Осколки стекла, сломанная коробка, этажерка, вещи на полу, и что-то еще непонятное, неуловимое, что он угадывал чувствами, но не умел осмыслить, стерли улыбку с его лица, и он пошел по коридору, тревожно прислушиваясь, его охватила робость совсем иного свойства. Он покорно двигался навстречу открытой двери, почти не обратив внимания на дверь в другую комнату, непонятно, что заставляло его. Он вдруг сообразил, что не разбитая кухонная дверь, не этажерка, не деревянная коробка принудили его повиноваться — главное, тапки, женские маленькие тапки на каблучке, едва заметные в всеобщем беспорядке, но один лежал бочком сразу же рядом с этажеркой, а второй дальше зацепился у основания открытой двери, Рассадин как раз поравнялся с нею.

Он посмотрел в комнату и увидел — сначала то, что находилось ближе к нему, а потом... голову. В следующий момент он с еле сдерживаемым криком, но с какими-то горловыми звуками, дрожа всем телом, бросился из квартиры и столкнулся с человеком, идущим навстречу: это был отец Лены.

— Не ходите... туда, — через силу сказал Рассадин, потеряв способность правильно строить фразу из слов, — не ходите... Вызвать... Милицию... Не ходите!..

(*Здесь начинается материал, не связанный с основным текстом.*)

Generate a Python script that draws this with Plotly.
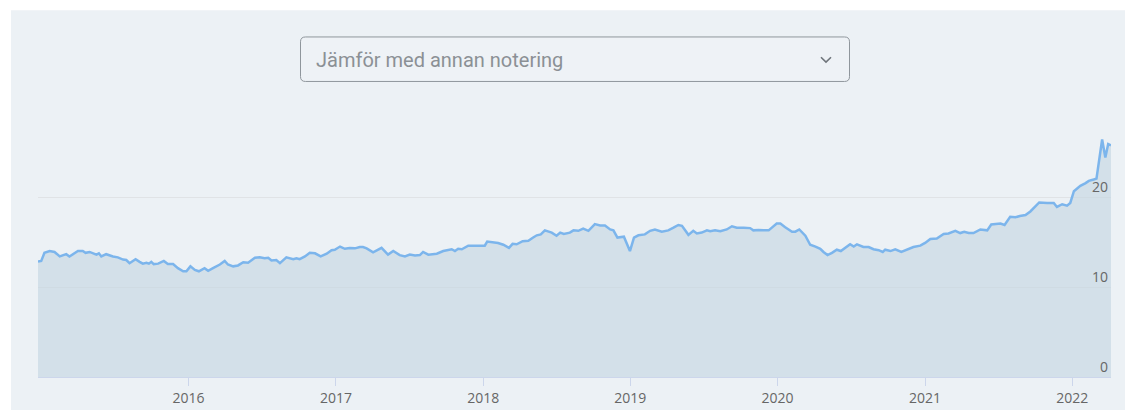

Отец Лены, крупный и плотный мужчина, растерянно смотрел на разгром и неожиданного гостя, тем не менее он решительно отстранил Рассадина и пошел в большую комнату. Рассадин остановился на месте, ноги приросли к полу, он не имел сил пошевелиться.

Стон — не возглас, не проклятия — стон и хрипы послышались оттуда, и почти сразу мягкий грохот, как если бы упала книжная полка на мягкий ковер.